> INFORMATION PROVIDED:
§ §

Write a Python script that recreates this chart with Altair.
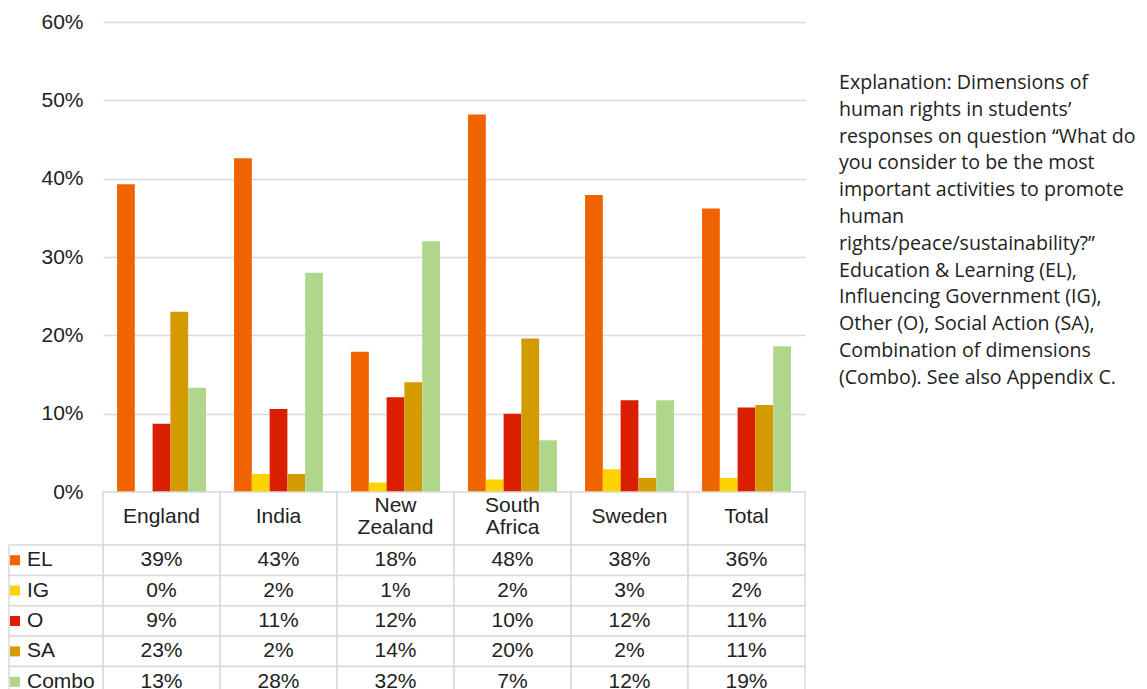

§ §

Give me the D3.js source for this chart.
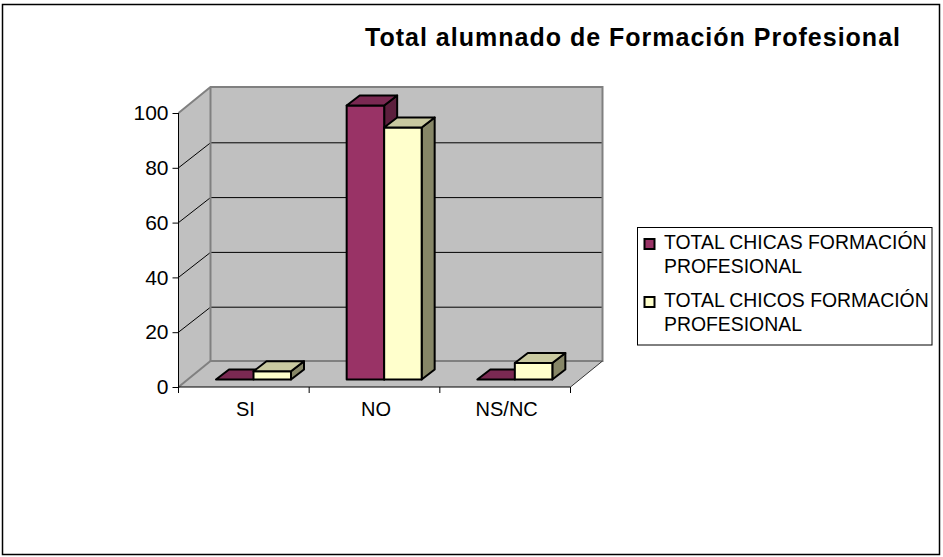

§ §

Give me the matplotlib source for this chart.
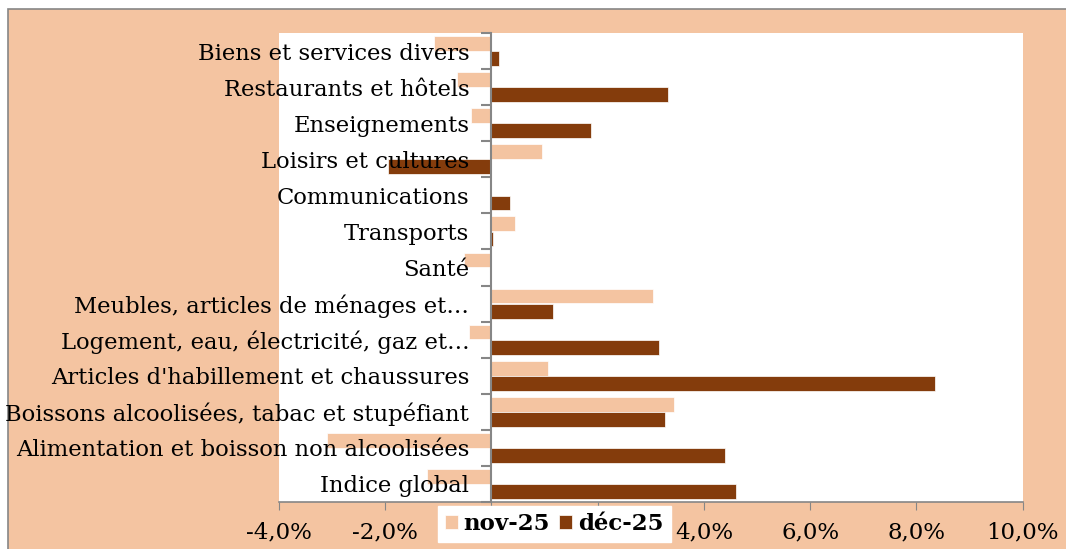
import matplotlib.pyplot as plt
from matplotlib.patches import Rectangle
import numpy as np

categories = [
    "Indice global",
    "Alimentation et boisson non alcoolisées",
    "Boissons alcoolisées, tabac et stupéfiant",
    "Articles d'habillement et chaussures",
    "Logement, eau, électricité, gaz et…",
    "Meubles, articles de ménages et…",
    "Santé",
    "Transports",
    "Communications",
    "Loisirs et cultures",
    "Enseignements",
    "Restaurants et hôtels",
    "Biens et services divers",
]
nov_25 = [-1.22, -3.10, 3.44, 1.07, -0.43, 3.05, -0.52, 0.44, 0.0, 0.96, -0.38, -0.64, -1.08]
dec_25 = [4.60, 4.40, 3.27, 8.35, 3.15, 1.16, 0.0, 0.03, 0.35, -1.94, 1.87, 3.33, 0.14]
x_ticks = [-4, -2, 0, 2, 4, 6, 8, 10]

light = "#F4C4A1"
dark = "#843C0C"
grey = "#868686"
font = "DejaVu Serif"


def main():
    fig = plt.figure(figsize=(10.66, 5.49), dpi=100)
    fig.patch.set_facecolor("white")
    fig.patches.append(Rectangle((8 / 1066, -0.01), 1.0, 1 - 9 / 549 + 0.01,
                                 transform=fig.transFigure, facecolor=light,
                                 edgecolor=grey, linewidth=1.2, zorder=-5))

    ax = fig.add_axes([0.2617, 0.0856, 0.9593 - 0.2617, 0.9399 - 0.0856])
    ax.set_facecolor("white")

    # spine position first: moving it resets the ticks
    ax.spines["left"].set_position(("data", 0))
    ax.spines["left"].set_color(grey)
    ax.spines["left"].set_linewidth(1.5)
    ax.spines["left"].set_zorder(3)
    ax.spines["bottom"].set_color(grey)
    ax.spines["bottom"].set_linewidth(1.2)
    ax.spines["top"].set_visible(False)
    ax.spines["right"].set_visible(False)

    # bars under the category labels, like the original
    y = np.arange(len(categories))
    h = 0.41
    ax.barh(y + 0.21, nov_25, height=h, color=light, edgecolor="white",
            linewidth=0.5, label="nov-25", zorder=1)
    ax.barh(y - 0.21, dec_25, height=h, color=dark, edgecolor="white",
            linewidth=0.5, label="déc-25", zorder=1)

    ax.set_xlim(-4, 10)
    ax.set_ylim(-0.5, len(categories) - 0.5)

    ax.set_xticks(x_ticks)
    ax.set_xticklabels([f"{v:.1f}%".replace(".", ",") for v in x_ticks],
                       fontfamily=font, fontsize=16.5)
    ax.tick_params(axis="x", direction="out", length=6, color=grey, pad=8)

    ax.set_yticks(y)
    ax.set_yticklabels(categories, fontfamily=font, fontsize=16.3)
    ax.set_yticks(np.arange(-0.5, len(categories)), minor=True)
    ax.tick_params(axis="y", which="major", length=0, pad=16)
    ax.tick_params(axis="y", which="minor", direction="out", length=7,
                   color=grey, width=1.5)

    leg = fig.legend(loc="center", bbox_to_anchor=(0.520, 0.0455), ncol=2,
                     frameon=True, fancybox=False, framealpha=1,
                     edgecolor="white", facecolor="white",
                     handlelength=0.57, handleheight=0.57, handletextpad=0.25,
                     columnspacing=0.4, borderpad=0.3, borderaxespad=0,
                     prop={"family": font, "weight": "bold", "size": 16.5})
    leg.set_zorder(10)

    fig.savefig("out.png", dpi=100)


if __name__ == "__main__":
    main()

§ §

> INSTRUCTIONS TO FOLLOW:
Select and copy each line from the data that includes the word "source".

> THE SOLUTION:
Give me the D3.js source for this chart.
Give me the matplotlib source for this chart.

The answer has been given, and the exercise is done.